En dehors de ces cas de prévention liée à l'activité minière passée, l'avantage d'établir un PPRI réside dans l'éventuelle intervention du Fonds de prévention des risques naturels majeurs – FPRNM – qui ne peut s'envisager que dans le cas d'un risque naturel, défini à l'article L. 562-1 du code de l'environnement, dont les inondations font partie.

Ainsi, l'État assume déjà pleinement sa responsabilité en matière d'après-mine. Il prend et continuera à prendre les mesures nécessaires pour faire face au phénomène d'inondation en zone affaissée, même si celui-ci n'est pas exclusivement d'origine minière. Quant aux mesures qui pourraient être prescrites aux particuliers, notamment aux habitants de Rosbruck, pour faire face au risque naturel d'inondation, il est important de préciser que leur coût ne peut dépasser 10 % de la valeur vénale des biens concernés.
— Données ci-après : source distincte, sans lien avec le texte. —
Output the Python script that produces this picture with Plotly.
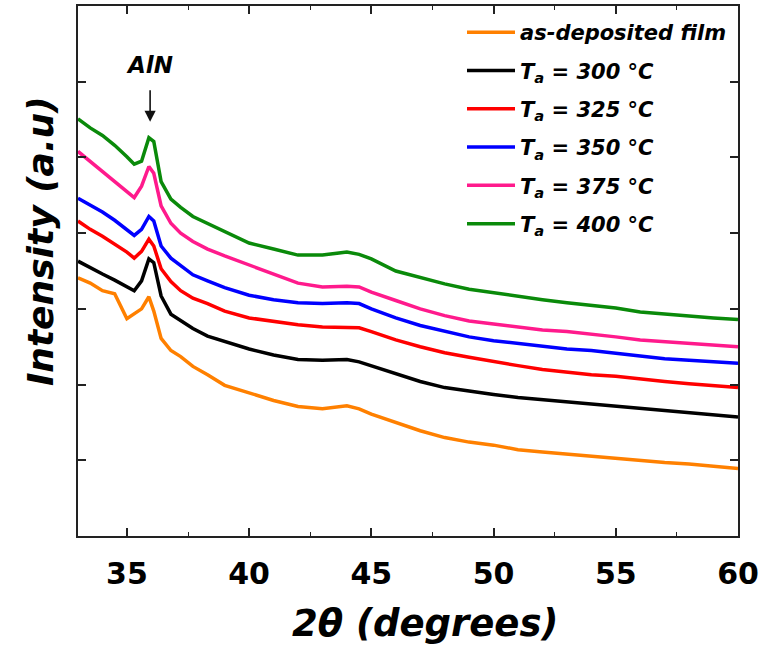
import plotly.graph_objects as go

two_theta = [33, 33.5, 34, 34.5, 35, 35.3, 35.6, 35.9, 36.1, 36.4, 36.8, 37.2, 37.7, 38.3, 39,
             40, 41, 42, 43, 44, 44.5, 45, 46, 47, 48, 49, 50, 51, 52, 53, 54, 55, 56, 57, 58, 59, 60]

as_deposited = [3.41, 3.34, 3.24, 3.20, 2.87, 2.93, 3.00, 3.16, 2.97, 2.61, 2.45, 2.37, 2.24, 2.13, 1.99,
                1.89, 1.79, 1.71, 1.68, 1.72, 1.68, 1.61, 1.50, 1.39, 1.30, 1.24, 1.20, 1.14, 1.11, 1.08,
                1.05, 1.03, 1.00, 0.97, 0.95, 0.92, 0.89]
ta_300 = [3.63, 3.54, 3.46, 3.38, 3.30, 3.24, 3.37, 3.66, 3.61, 3.17, 2.93, 2.84, 2.74, 2.64, 2.57,
          2.47, 2.39, 2.33, 2.32, 2.33, 2.30, 2.25, 2.14, 2.04, 1.96, 1.91, 1.87, 1.83, 1.80, 1.78,
          1.75, 1.72, 1.68, 1.66, 1.62, 1.59, 1.57]
ta_325 = [4.16, 4.05, 3.96, 3.86, 3.75, 3.67, 3.76, 3.92, 3.83, 3.53, 3.36, 3.24, 3.14, 3.07, 2.97,
          2.88, 2.83, 2.79, 2.76, 2.76, 2.75, 2.70, 2.59, 2.50, 2.42, 2.36, 2.30, 2.25, 2.20, 2.16,
          2.13, 2.11, 2.07, 2.04, 2.01, 1.99, 1.96]
ta_350 = [4.46, 4.37, 4.28, 4.17, 4.05, 3.97, 4.05, 4.22, 4.16, 3.83, 3.67, 3.57, 3.45, 3.37, 3.28,
          3.18, 3.12, 3.08, 3.07, 3.08, 3.07, 3.00, 2.88, 2.78, 2.70, 2.63, 2.58, 2.54, 2.50, 2.47,
          2.45, 2.41, 2.37, 2.34, 2.32, 2.30, 2.28]
ta_375 = [5.08, 4.95, 4.82, 4.68, 4.55, 4.47, 4.62, 4.88, 4.79, 4.36, 4.13, 4.00, 3.89, 3.79, 3.70,
          3.58, 3.46, 3.34, 3.29, 3.30, 3.29, 3.22, 3.11, 3.00, 2.91, 2.84, 2.80, 2.76, 2.72, 2.70,
          2.67, 2.63, 2.59, 2.57, 2.54, 2.53, 2.50]
ta_400 = [5.51, 5.39, 5.29, 5.16, 5.01, 4.91, 4.95, 5.26, 5.21, 4.68, 4.45, 4.34, 4.22, 4.13, 4.03,
          3.87, 3.79, 3.71, 3.71, 3.75, 3.72, 3.66, 3.50, 3.41, 3.33, 3.26, 3.21, 3.16, 3.12, 3.08,
          3.05, 3.01, 2.96, 2.93, 2.91, 2.88, 2.86]

series_names = ["as-deposited film", "T<sub>a</sub> = 300 °C", "T<sub>a</sub> = 325 °C",
                "T<sub>a</sub> = 350 °C", "T<sub>a</sub> = 375 °C", "T<sub>a</sub> = 400 °C"]
series_values = [as_deposited, ta_300, ta_325, ta_350, ta_375, ta_400]
series_colors = ["#ff8000", "#000000", "#ff0000", "#0000ff", "#ff1a8c", "#0a8a0a"]

peak_x = 35.95
peak_y = 5.47
x_ticks = [35, 40, 45, 50, 55, 60]

FONT = "DejaVu Sans"

fig = go.Figure()
for name, vals, col in zip(series_names, series_values, series_colors):
    fig.add_trace(go.Scatter(x=two_theta, y=vals, mode="lines", name=name,
                             legendgroup=name,
                             line=dict(color=col, width=3.5)))

axis_common = dict(showline=True, linecolor="#222222", linewidth=1.6, mirror="allticks",
                   ticks="inside", tickcolor="#222222", tickwidth=1.6, ticklen=8,
                   showgrid=False, zeroline=False)

fig.update_xaxes(range=[33, 60], tickvals=x_ticks,
                 tickfont=dict(family=FONT, size=30, color="black", weight="bold"),
                 minor=dict(dtick=2.5, tick0=0, ticks="inside", ticklen=4, tickcolor="#222222",
                            tickwidth=1.4),
                 ticklabelstandoff=10,
                 **axis_common)
fig.update_yaxes(range=[0, 7], dtick=1, showticklabels=False, **axis_common)

fig.add_annotation(x=peak_x, y=peak_y, ax=0, ay=-33, text="", showarrow=True,
                   arrowhead=2, arrowsize=1.4, arrowwidth=1.6, arrowcolor="#111111",
                   xref="x", yref="y")
fig.add_annotation(x=peak_x, y=peak_y, xref="x", yref="y", xshift=-1, yshift=57,
                   text="AlN", showarrow=False,
                   font=dict(family=FONT, size=23, color="black", weight="bold", style="italic"))

fig.add_annotation(x=(425 - 78) / 660, y=-(624 - 536) / 532, xref="paper", yref="paper",
                   xanchor="center", yanchor="middle",
                   text="2θ (degrees)", showarrow=False,
                   font=dict(family=FONT, size=37, color="black", weight="bold", style="italic"))
fig.add_annotation(x=-(78 - 40) / 660, y=(536 - 240) / 532, xref="paper", yref="paper",
                   xanchor="center", yanchor="middle",
                   text="Intensity (a.u)", textangle=-90, showarrow=False,
                   font=dict(family=FONT, size=36, color="black", weight="bold", style="italic"))

fig.update_layout(
    width=764, height=648,
    margin=dict(l=78, r=26, t=4, b=112),
    paper_bgcolor="white", plot_bgcolor="white",
    showlegend=True,
    legend=dict(x=(462 - 78) / 660, y=1.0 - 6 / 532, xanchor="left", yanchor="top",
                bgcolor="rgba(0,0,0,0)", borderwidth=0, itemwidth=48,
                tracegroupgap=8,
                font=dict(family=FONT, size=21, color="black", weight="bold", style="italic")),
)

fig.write_html("out.html", config={"displayModeBar": False},
               post_script="document.body.style.margin='0px';")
Par ailleurs, l'État, via le FPRNM, pourra participer au financement de ces mesures à hauteur de 40 % pour les biens à usage d'habitation ou à hauteur de 20 % pour les biens utilisés dans le cadre d'activités professionnelles pour les entreprises de moins de vingt salariés.
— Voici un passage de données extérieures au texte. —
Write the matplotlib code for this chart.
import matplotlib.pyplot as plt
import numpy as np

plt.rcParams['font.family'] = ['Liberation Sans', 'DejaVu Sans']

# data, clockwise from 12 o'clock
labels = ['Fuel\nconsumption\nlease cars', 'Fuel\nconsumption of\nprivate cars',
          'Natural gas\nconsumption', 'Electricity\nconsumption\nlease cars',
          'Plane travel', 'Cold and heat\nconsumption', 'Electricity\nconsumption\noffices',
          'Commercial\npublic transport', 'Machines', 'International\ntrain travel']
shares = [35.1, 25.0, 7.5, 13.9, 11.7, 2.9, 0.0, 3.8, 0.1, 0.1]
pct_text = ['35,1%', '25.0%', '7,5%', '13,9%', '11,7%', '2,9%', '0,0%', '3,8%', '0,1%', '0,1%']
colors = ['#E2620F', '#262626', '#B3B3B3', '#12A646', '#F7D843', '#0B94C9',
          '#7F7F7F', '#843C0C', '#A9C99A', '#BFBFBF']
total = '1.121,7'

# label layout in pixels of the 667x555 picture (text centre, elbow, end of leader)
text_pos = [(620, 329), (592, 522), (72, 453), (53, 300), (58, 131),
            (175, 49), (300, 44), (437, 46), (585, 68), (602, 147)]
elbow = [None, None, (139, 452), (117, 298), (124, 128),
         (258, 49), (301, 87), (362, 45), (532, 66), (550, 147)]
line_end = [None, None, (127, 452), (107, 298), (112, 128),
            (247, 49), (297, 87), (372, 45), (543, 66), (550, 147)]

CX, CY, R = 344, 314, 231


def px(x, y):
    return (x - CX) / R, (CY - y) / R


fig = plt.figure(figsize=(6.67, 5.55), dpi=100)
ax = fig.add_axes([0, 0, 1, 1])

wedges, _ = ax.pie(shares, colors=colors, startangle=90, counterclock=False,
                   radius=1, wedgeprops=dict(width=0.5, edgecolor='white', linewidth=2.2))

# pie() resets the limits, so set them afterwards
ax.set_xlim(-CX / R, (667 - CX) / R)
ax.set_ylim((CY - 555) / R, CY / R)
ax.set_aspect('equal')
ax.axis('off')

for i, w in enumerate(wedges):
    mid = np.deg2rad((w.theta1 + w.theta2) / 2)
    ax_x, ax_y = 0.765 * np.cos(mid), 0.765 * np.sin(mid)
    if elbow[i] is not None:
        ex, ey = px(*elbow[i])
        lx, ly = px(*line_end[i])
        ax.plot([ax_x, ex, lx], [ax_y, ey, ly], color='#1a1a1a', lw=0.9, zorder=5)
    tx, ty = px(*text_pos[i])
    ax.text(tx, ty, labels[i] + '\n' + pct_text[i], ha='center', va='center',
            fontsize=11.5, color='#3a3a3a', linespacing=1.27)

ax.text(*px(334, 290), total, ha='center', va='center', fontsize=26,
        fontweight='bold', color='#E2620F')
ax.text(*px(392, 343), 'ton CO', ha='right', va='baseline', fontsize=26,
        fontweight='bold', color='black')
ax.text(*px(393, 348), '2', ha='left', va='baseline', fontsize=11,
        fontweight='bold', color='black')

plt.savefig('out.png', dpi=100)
M. le président. La parole est à M. Christophe Arend.

M. Christophe Arend. Je vous remercie de votre réponse, madame la ministre, et je prends note que l'État prendra bien ses responsabilités en cas d'inondation. Mais, pour rassurer pleinement les habitants de ce bassin minier qui, je le répète, ont lourdement contribué au redressement de la France dans l'après-guerre, il me semblerait utile qu'un membre de vos services se donne la peine de se déplacer sur le terrain. Je vous assure qu'il est impressionnant de se trouver dans une maison où le sol a une dénivellation de cinq centimètres par mètre ! Pour vous donner une idée du problème, ces maisons sont obligées d'avoir quatre écoulements par gouttière, parce que le sens d'écoulement de l'eau varie d'une année à l'autre.